Design/methodology/approach
Grounded in service-dominant (S-D) logic's service ecosystems perspective, this study builds on an institutional and systemic, rather than product-centric and linear, conceptualization of value creation to offer a unifying framework for (digital) service innovation that applies to both physical and digital service provisions.
Findings
This paper questions the commonly perpetuated idea that DSI fundamentally changes the nature of innovation. Instead, it highlights resource liquification—the decoupling of information from the technologies that store, transmit, or process this information—as a distinguishing characteristic of DSI. Liquification, however, does not affect the relational and institutional nature of service innovation, which is always characterized by (1) the emergence of novel outcomes, (2) distributed governance and (3) symbiotic design. Instead, liquification makes these three characteristics more salient.
Originality/value
In presenting a cohesive service innovation framework, this study underscores that all innovation processes are rooted in combinatorial evolution. Here, service-providing actors (re)combine technologies (or more generally, institutions) to adapt their value cocreation practices. This research demonstrates that such (re)combinations exhibit emergence, distributed governance and symbiotic design.

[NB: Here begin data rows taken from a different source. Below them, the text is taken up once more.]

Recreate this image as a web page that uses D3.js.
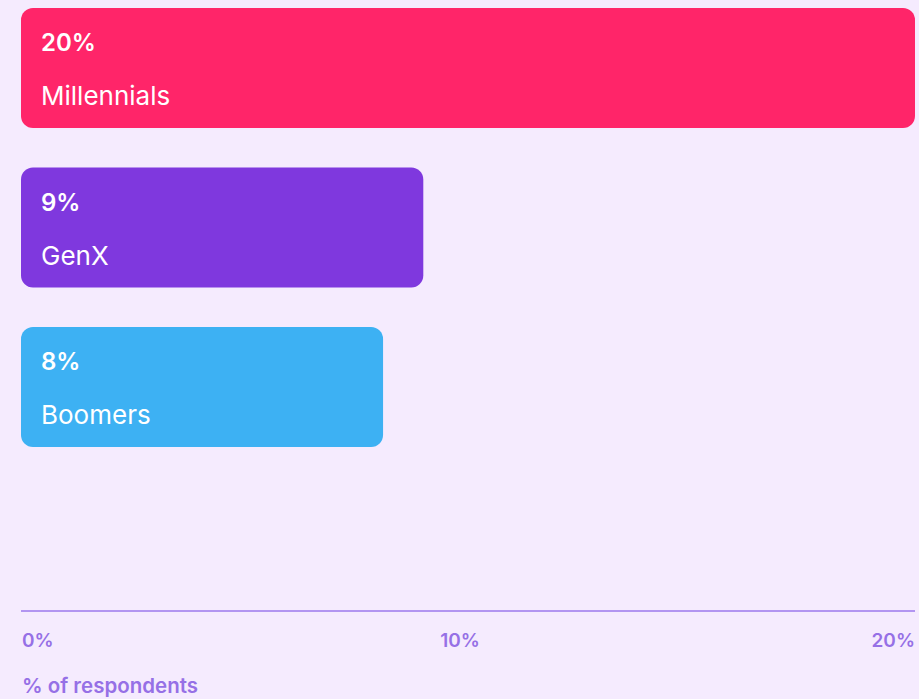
<!DOCTYPE html>
<html>
<head>
<meta charset="utf-8">
<script src="https://cdn.jsdelivr.net/npm/d3@7"></script>
<style>
  html, body { margin: 0; padding: 0; background: #f5ebfe; }
  svg { display: block; font-family: Inter, "Noto Sans", sans-serif; }
</style>
</head>
<body>
<svg id="chart" width="919" height="699"></svg>
<script>
var categories = ["Millennials", "GenX", "Boomers"];
var values = [20, 9, 8.1];
var valueLabels = ["20%", "9%", "8%"];
var colors = ["#ff2569", "#7f38de", "#3db1f3"];
var tickValues = [0, 10, 20];
var tickLabels = ["0%", "10%", "20%"];

var svg = d3.select("#chart"),
    width = +svg.attr("width"),
    height = +svg.attr("height");

var x = d3.scaleLinear()
    .domain([0, 20])
    .range([21, 915]);

var y = d3.scaleBand()
    .domain(categories)
    .range([8, 447])
    .paddingInner(0.248);

var bars = svg.selectAll("g.bar")
  .data(categories)
  .enter().append("g")
    .attr("class", "bar");

bars.append("rect")
    .attr("x", x(0))
    .attr("y", d => y(d))
    .attr("width", (d, i) => x(values[i]) - x(0))
    .attr("height", y.bandwidth())
    .attr("rx", 12)
    .attr("fill", (d, i) => colors[i]);

bars.append("text")
    .attr("x", x(0) + 20)
    .attr("y", d => y(d) + 43)
    .attr("fill", "#fff")
    .attr("font-size", 24)
    .attr("font-weight", 600)
    .text((d, i) => valueLabels[i]);

bars.append("text")
    .attr("x", x(0) + 20)
    .attr("y", d => y(d) + 97)
    .attr("fill", "#fff")
    .attr("font-size", 26)
    .attr("font-weight", 400)
    .text(d => d);

// axis
svg.append("line")
    .attr("x1", x(0))
    .attr("x2", x(20))
    .attr("y1", 611)
    .attr("y2", 611)
    .attr("stroke", "#b295f1")
    .attr("stroke-width", 2);

svg.selectAll("text.tick")
  .data(tickValues)
  .enter().append("text")
    .attr("class", "tick")
    .attr("x", (d, i) => i === 0 ? x(d) + 1 : i === tickValues.length - 1 ? x(d) : x(d) - 8)
    .attr("y", 647)
    .attr("text-anchor", (d, i) => i === 0 ? "start" : i === tickValues.length - 1 ? "end" : "middle")
    .attr("fill", "#9670e6")
    .attr("font-size", 19)
    .attr("font-weight", 600)
    .text((d, i) => tickLabels[i]);

svg.append("text")
    .attr("x", x(0) + 1)
    .attr("y", 693)
    .attr("fill", "#9670e6")
    .attr("font-size", 20.5)
    .attr("font-weight", 600)
    .text("% of respondents");
</script>
</body>
</html>
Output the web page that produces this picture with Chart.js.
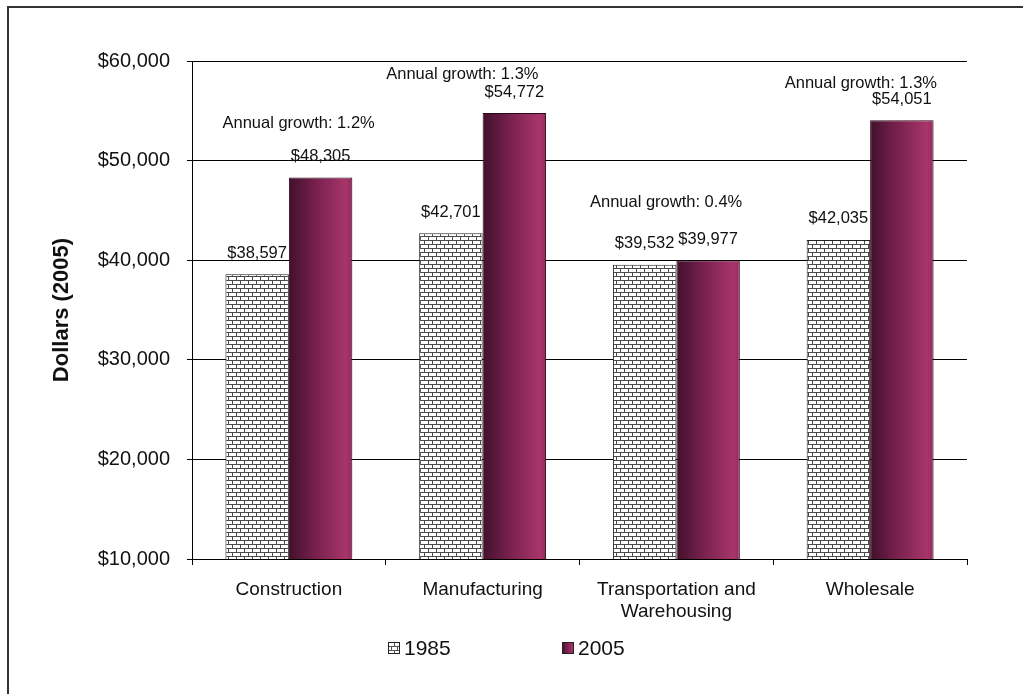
<!DOCTYPE html>
<html lang="en">
<head>
    <meta charset="UTF-8">
    <title>Earnings by Industry, 1985 and 2005</title>
    <script src="https://cdn.jsdelivr.net/npm/chart.js"></script>
    <style>
        body {
            margin: 0;
            padding: 0;
            background: #fff;
            overflow: hidden;
        }
        #wrap {
            position: relative;
            width: 1023px;
            height: 694px;
            overflow: hidden;
        }
        #frame {
            position: absolute;
            left: 7px;
            top: 6px;
            width: 1040px;
            height: 720px;
            border: 2px solid #333;
            pointer-events: none;
        }
    </style>
</head>
<body>
    <div id="wrap">
        <canvas id="earningsChart"></canvas>
        <div id="frame"></div>
    </div>

    <script>
        const categories = ['Construction', 'Manufacturing', ['Transportation and', 'Warehousing'], 'Wholesale'];
        const seriesNames = ['1985', '2005'];
        const values1985 = [38597, 42701, 39532, 42035];
        const values2005 = [48305, 54772, 39977, 54051];
        const growthLabels = ['Annual growth: 1.2%', 'Annual growth: 1.3%', 'Annual growth: 0.4%', 'Annual growth: 1.3%'];
        const yMin = 10000;
        const yMax = 60000;
        const yStep = 10000;

        const FONT = "'Liberation Sans', Arial, sans-serif";
        const CAT_PCT = 0.655;

        // brick fill for the 1985 bars
        function makeBrick() {
            const c = document.createElement('canvas');
            c.width = 8;
            c.height = 8;
            const g = c.getContext('2d');
            g.fillStyle = '#fff';
            g.fillRect(0, 0, 8, 8);
            g.fillStyle = '#4a4a4a';
            g.fillRect(0, 0, 8, 1);
            g.fillRect(0, 4, 8, 1);
            g.fillRect(0, 0, 1, 4);
            g.fillRect(4, 4, 1, 4);
            return c;
        }
        const brickTile = makeBrick();
        const brick = document.createElement('canvas').getContext('2d').createPattern(brickTile, 'repeat');

        function maroonGradient(g, x0, x1) {
            const grad = g.createLinearGradient(x0, 0, x1, 0);
            grad.addColorStop(0, '#42102c');
            grad.addColorStop(0.45, '#7a224f');
            grad.addColorStop(0.9, '#a8356a');
            grad.addColorStop(1, '#952a5c');
            return grad;
        }

        function money(v) {
            return '$' + v.toLocaleString('en-US');
        }

        // value labels, growth notes and the legend
        const annotate = {
            id: 'annotate',
            afterDatasetsDraw(chart) {
                const g = chart.ctx;
                g.save();
                g.fillStyle = '#111';
                g.textAlign = 'center';
                g.textBaseline = 'middle';
                g.font = '16.5px ' + FONT;
                chart.data.datasets.forEach((ds, di) => {
                    chart.getDatasetMeta(di).data.forEach((bar, i) => {
                        g.fillText(money(ds.data[i]), bar.x, bar.y - 21);
                    });
                });

                // growth notes sit up and to the left of the 2005 value
                const shift = [[-22, -33], [-52, -18], [-42, -37], [-41, -16]];
                const bars05 = chart.getDatasetMeta(1).data;
                growthLabels.forEach((txt, i) => {
                    const b = bars05[i];
                    g.fillText(txt, b.x + shift[i][0], b.y - 21 + shift[i][1]);
                });

                // legend
                const items = [388, 562];
                const ly = 648;
                g.textAlign = 'left';
                g.font = '21px ' + FONT;
                items.forEach((lx, i) => {
                    if (i === 0) {
                        g.fillStyle = '#fff';
                        g.fillRect(lx, ly - 6, 12, 12);
                        g.fillStyle = '#555';
                        g.fillRect(lx, ly - 2, 12, 1);
                        g.fillRect(lx, ly + 2, 12, 1);
                        g.fillRect(lx + 6, ly - 6, 1, 4);
                        g.fillRect(lx + 3, ly - 2, 1, 4);
                        g.fillRect(lx + 9, ly - 2, 1, 4);
                        g.fillRect(lx + 6, ly + 2, 1, 4);
                    } else {
                        g.fillStyle = maroonGradient(g, lx, lx + 12);
                        g.fillRect(lx, ly - 6, 12, 12);
                    }
                    g.strokeStyle = '#222';
                    g.lineWidth = 1;
                    g.strokeRect(lx + 0.5, ly - 5.5, 11, 11);
                    g.fillStyle = '#111';
                    g.fillText(seriesNames[i], lx + 16, ly + 1);
                });
                g.restore();
            }
        };

        new Chart(document.getElementById('earningsChart').getContext('2d'), {
            type: 'bar',
            data: {
                labels: categories,
                datasets: [
                    {
                        label: seriesNames[0],
                        data: values1985,
                        backgroundColor: brick,
                        borderColor: '#222',
                        borderWidth: 1,
                        categoryPercentage: CAT_PCT,
                        barPercentage: 1
                    },
                    {
                        label: seriesNames[1],
                        data: values2005,
                        backgroundColor: (ctx) => {
                            const chart = ctx.chart;
                            const xs = chart.scales.x;
                            if (!xs || !chart.chartArea) return '#7a224f';
                            const bw = xs.width / categories.length * CAT_PCT / 2;
                            const left = xs.getPixelForValue(ctx.dataIndex);
                            return maroonGradient(chart.ctx, left, left + bw);
                        },
                        borderColor: '#2a0818',
                        borderWidth: 1,
                        categoryPercentage: CAT_PCT,
                        barPercentage: 1
                    }
                ]
            },
            options: {
                responsive: true,
                maintainAspectRatio: false,
                animation: false,
                layout: {
                    padding: { left: 0, top: 61, right: 56, bottom: 55 }
                },
                plugins: {
                    legend: { display: false },
                    tooltip: { enabled: false }
                },
                scales: {
                    x: {
                        afterFit: (s) => { s.height = 80; },
                        grid: {
                            offset: true,
                            drawOnChartArea: false,
                            drawTicks: true,
                            tickLength: 6,
                            color: '#000'
                        },
                        border: { color: '#000', width: 1 },
                        ticks: {
                            color: '#111',
                            padding: 13,
                            maxRotation: 0,
                            font: { family: FONT, size: 19, lineHeight: 1.2 }
                        }
                    },
                    y: {
                        min: yMin,
                        max: yMax,
                        afterFit: (s) => { s.width = 192; },
                        grid: {
                            color: '#000',
                            tickLength: 5
                        },
                        border: { color: '#000', width: 1 },
                        ticks: {
                            stepSize: yStep,
                            color: '#111',
                            padding: 17,
                            font: { family: FONT, size: 20 },
                            callback: (v) => money(v)
                        },
                        title: {
                            display: true,
                            text: 'Dollars (2005)',
                            color: '#111',
                            padding: { top: 49, bottom: 0 },
                            font: { family: FONT, size: 22, weight: 'bold', lineHeight: 1.2 }
                        }
                    }
                }
            },
            plugins: [annotate]
        });
    </script>
</body>
</html>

While these characteristics may initially seem novel and unique to DSI, it reveals that their fundamental mechanisms are not limited to digital service ecosystems. They are, in fact, integral to service innovation across virtual, physical and blended contexts. The study highlights the importance of exercising caution in assuming that the emergence of novel technologies, including digital technologies, necessitates a concurrent rethinking of the fundamental processes of service innovation.